Between 1978 and 1979, he worked for the Peruvian mining company Cobrex Limitada as head of the scrap copper smelting furnace construction project. He also served as administrator of the Domeyko plant of the Compañía Minera de Río Huasco until 1981.

In 1985, he was appointed manager of VTI Comunicaciones and Entel concessionaire for Copiapó. He was manager of new business at the Compañía Explotadora de Minas San Andrés and director of Compañía Minera Alianza. From 2014 onward, he joined the board of the company operating the San Andrés mine in Atacama and became a shareholder of Minera Alianza in the same region.

== Political career ==
He began his political activities in 1986 by participating in the formation of the National Labour Front (FNT), serving as its president in the Atacama Region. The following year, he took part in the formation of National Renewal (RN).

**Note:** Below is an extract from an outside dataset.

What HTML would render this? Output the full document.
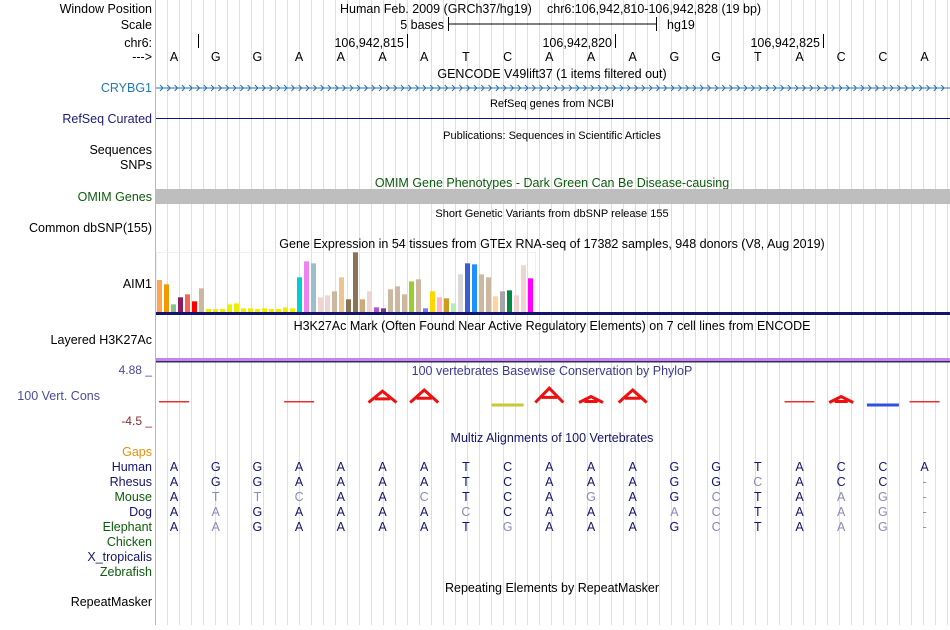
<!DOCTYPE html>
<html><head><meta charset="utf-8">
<style>
body{margin:0;background:#fff;width:950px;height:625px;overflow:hidden;font-family:"Liberation Sans",sans-serif;}
svg text{font-family:"Liberation Sans",sans-serif;}
</style></head>
<body>
<svg id="main" width="950" height="625" xmlns="http://www.w3.org/2000/svg">
<g id="grid"></g>
<line x1="155.5" y1="0" x2="155.5" y2="625" stroke="#f4a0a0"/>
<g font-size="12.5" text-anchor="end">
<text x="152" y="13">Window Position</text>
<text x="152" y="29">Scale</text>
<text x="152" y="47">chr6:</text>
<text x="152" y="61">---&gt;</text>
<text x="152" y="92" fill="#1f78b4">CRYBG1</text>
<text x="152" y="123" fill="#1a1a80">RefSeq Curated</text>
<text x="152" y="154">Sequences</text>
<text x="152" y="169">SNPs</text>
<text x="152" y="201" fill="#0b5c0b">OMIM Genes</text>
<text x="152" y="232">Common dbSNP(155)</text>
<text x="152" y="288">AIM1</text>
<text x="152" y="344">Layered H3K27Ac</text>
<text x="100" y="400" fill="#4a4aa0">100 Vert. Cons</text>
<text x="152" y="374" fill="#4a4aa0" font-size="12">4.88 _</text>
<text x="152" y="425" fill="#8b2a2a" font-size="12">-4.5 _</text>
<text x="152" y="456" fill="#e8900a">Gaps</text>
<text x="152" y="471" fill="#14146e">Human</text>
<text x="152" y="486" fill="#14146e">Rhesus</text>
<text x="152" y="501" fill="#0b5c0b">Mouse</text>
<text x="152" y="516" fill="#14146e">Dog</text>
<text x="152" y="531" fill="#0b5c0b">Elephant</text>
<text x="152" y="546" fill="#0b5c0b">Chicken</text>
<text x="152" y="561" fill="#14146e">X_tropicalis</text>
<text x="152" y="576" fill="#0b5c0b">Zebrafish</text>
<text x="152" y="606">RepeatMasker</text>
</g>
<g font-size="12.5">
<text x="340" y="13">Human Feb. 2009 (GRCh37/hg19)</text>
<text x="547" y="13">chr6:106,942,810-106,942,828 (19 bp)</text>
<text x="444" y="29" text-anchor="end">5 bases</text>
<line x1="448" y1="24" x2="656" y2="24" stroke="#000"/>
<line x1="448.5" y1="17" x2="448.5" y2="31" stroke="#000"/>
<line x1="656.5" y1="17" x2="656.5" y2="31" stroke="#000"/>
<text x="667" y="29">hg19</text>
<line x1="198.5" y1="34" x2="198.5" y2="48" stroke="#000"/>
<line x1="407.5" y1="34" x2="407.5" y2="48" stroke="#000"/>
<text x="404" y="47" text-anchor="end">106,942,815</text>
<line x1="615.5" y1="34" x2="615.5" y2="48" stroke="#000"/>
<text x="612" y="47" text-anchor="end">106,942,820</text>
<line x1="823.5" y1="34" x2="823.5" y2="48" stroke="#000"/>
<text x="820" y="47" text-anchor="end">106,942,825</text>
</g>
<g font-size="12.5" text-anchor="middle">
<text x="552" y="78">GENCODE V49lift37 (1 items filtered out)</text>
<text x="552" y="107" font-size="11">RefSeq genes from NCBI</text>
<text x="552" y="139" font-size="11">Publications: Sequences in Scientific Articles</text>
<text x="552" y="187" fill="#0b5c0b">OMIM Gene Phenotypes - Dark Green Can Be Disease-causing</text>
<text x="552" y="217" font-size="11">Short Genetic Variants from dbSNP release 155</text>
<text x="552" y="248">Gene Expression in 54 tissues from GTEx RNA-seq of 17382 samples, 948 donors (V8, Aug 2019)</text>
<text x="552" y="330">H3K27Ac Mark (Often Found Near Active Regulatory Elements) on 7 cell lines from ENCODE</text>
<text x="552" y="375" fill="#3a3a90">100 vertebrates Basewise Conservation by PhyloP</text>
<text x="552" y="442" fill="#14146e">Multiz Alignments of 100 Vertebrates</text>
<text x="552" y="592">Repeating Elements by RepeatMasker</text>
</g>
<line x1="156" y1="88" x2="950" y2="88" stroke="#2a70b0"/>
<g id="chev" stroke="#2a70b0" fill="none"></g>
<line x1="156" y1="118.5" x2="950" y2="118.5" stroke="#14147a"/>
<rect x="156" y="189" width="794" height="15" fill="#bebebe"/>
<rect x="156.5" y="252.5" width="379" height="60" fill="none" stroke="#f0f0f0"/>
<g id="gtex"></g>
<rect x="156" y="312" width="794" height="3" fill="#14146e"/>
<rect x="156" y="358" width="794" height="3" fill="#c683f0"/>
<rect x="156" y="361" width="794" height="1.5" fill="#303050"/>
<g id="cons"></g>
<g id="bases" font-size="12.5" text-anchor="middle"></g>
<g id="maf" font-size="12.5" text-anchor="middle"></g>
</svg>
<script>
const gtexValues=[96,83,23,44,53,32,71,9,9,9,23,26,11,11,9,11,9,9,14,11,104,152,146,44,50,62,104,38,179,38,62,14,11,68,77,53,92,98,11,62,44,41,26,113,146,143,113,104,47,62,65,50,140,101];
const gtexColors=["#FFA54F","#EE9A00","#8FBC8F","#8B1C62","#EE6A50","#FF0000","#CDB79E","#EEEE00","#EEEE00","#EEEE00","#EEEE00","#EEEE00","#EEEE00","#EEEE00","#EEEE00","#EEEE00","#EEEE00","#EEEE00","#EEEE00","#EEEE00","#00CED1","#EE82EE","#9AC0CD","#EED5D2","#EED5D2","#CDB79E","#EEC591","#8B7355","#8B7355","#CDAA7D","#EED5D2","#B452CD","#7A378B","#CDB79E","#CDB79E","#CDB79E","#9ACD32","#CDB79E","#7777FF","#FFD700","#FFB6C1","#CD9B1D","#B4EEB4","#D9D9D9","#3A5FCD","#1E90FF","#CDB79E","#CDB79E","#FFD39B","#A6A6A6","#008B45","#EED5D2","#EED5D2","#FF00FF"];
const refBases=["A","G","G","A","A","A","A","T","C","A","A","A","G","G","T","A","C","C","A"];
const species=["Human","Rhesus","Mouse","Dog","Elephant"];
const alignments=["AGGAAAATCAAAGGTACCA","AGGAAAATCAAAGGCACC-","ATTCAACTCAGAGCTAAG-","AAGAAAACCAAAACTAAG-","AAGAAAATGAAAGCTAAG-"];
const consPos=[0,3,5,6,8,9,10,11,15,16,17,18];
const consScore=[0.2,0.2,1.8,2.0,-0.6,2.3,0.9,2.0,0.2,0.9,-0.7,0.1];
const ns="http://www.w3.org/2000/svg";
function mk(t,a,p){const e=document.createElementNS(ns,t);for(const k in a)e.setAttribute(k,a[k]);p.appendChild(e);return e;}
const xBase=i=>174+41.7*i;
const yG=v=>312-v*60/180;
const yC=v=>402-v*6;
const grid=document.getElementById('grid');
for(let x=167;x<950;x+=12){const l=mk('line',{x1:x+0.5,y1:0,x2:x+0.5,y2:625,stroke:'#dcdcf4'},grid);}
const ch=document.getElementById('chev');
for(let x=160;x<948;x+=7.3){mk('path',{d:`M${x},85 L${x+3},88 L${x},91`},ch);}
const g=document.getElementById('gtex');
gtexValues.forEach((v,i)=>{const r=mk('rect',{x:156+i*7+1,y:yG(v),width:5,height:312-yG(v),fill:gtexColors[i]},g);

});
const c=document.getElementById('cons');
consPos.forEach((p,i)=>{const s=consScore[i];const x=xBase(p);let el;
if(s<0){el=mk('rect',{x:x-16,y:403.5,width:32,height:3,fill:s<-0.65?'#3050e0':'#c8c830'},c);}
else if(s<0.5){el=mk('rect',{x:x-15,y:401,width:30,height:1.5,fill:'#e83030'},c);}
else{const t=yC(s);const w=s>1.2?14:12;
el=mk('path',{d:`M${x-w},402.5 L${x},${t} L${x+w},402.5 M${x-w*0.55},${(t+402.5)/2+2} L${x+w*0.55},${(t+402.5)/2+2}`,stroke:'#ee1010','stroke-width':3,fill:'none'},c);}

});
const b=document.getElementById('bases');
refBases.forEach((s,i)=>{const t=mk('text',{x:xBase(i),y:61},b);t.textContent=s;

});
const m=document.getElementById('maf');
alignments.forEach((seq,r)=>{for(let i=0;i<seq.length;i++){const s=seq[i];const same=s===refBases[i];
const t=mk('text',{x:xBase(i),y:471+r*15,fill:s==='-'?'#9090b0':(same?'#14146e':'#8a8ab8')},m);t.textContent=s;

}});
</script>
</body></html>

Between 1987 and 1988, he served as Regional Ministerial Secretary for the III Region. In 1988, he was appointed governor of the Province of Copiapó, serving until 1989.

Between 1990 and 2006, he was a deputy for District No. 5, Atacama Region, serving four consecutive terms until he decided not to seek re-election in 2005. In the parliamentary elections of 2009, he ran again and was elected for a new term representing the same district.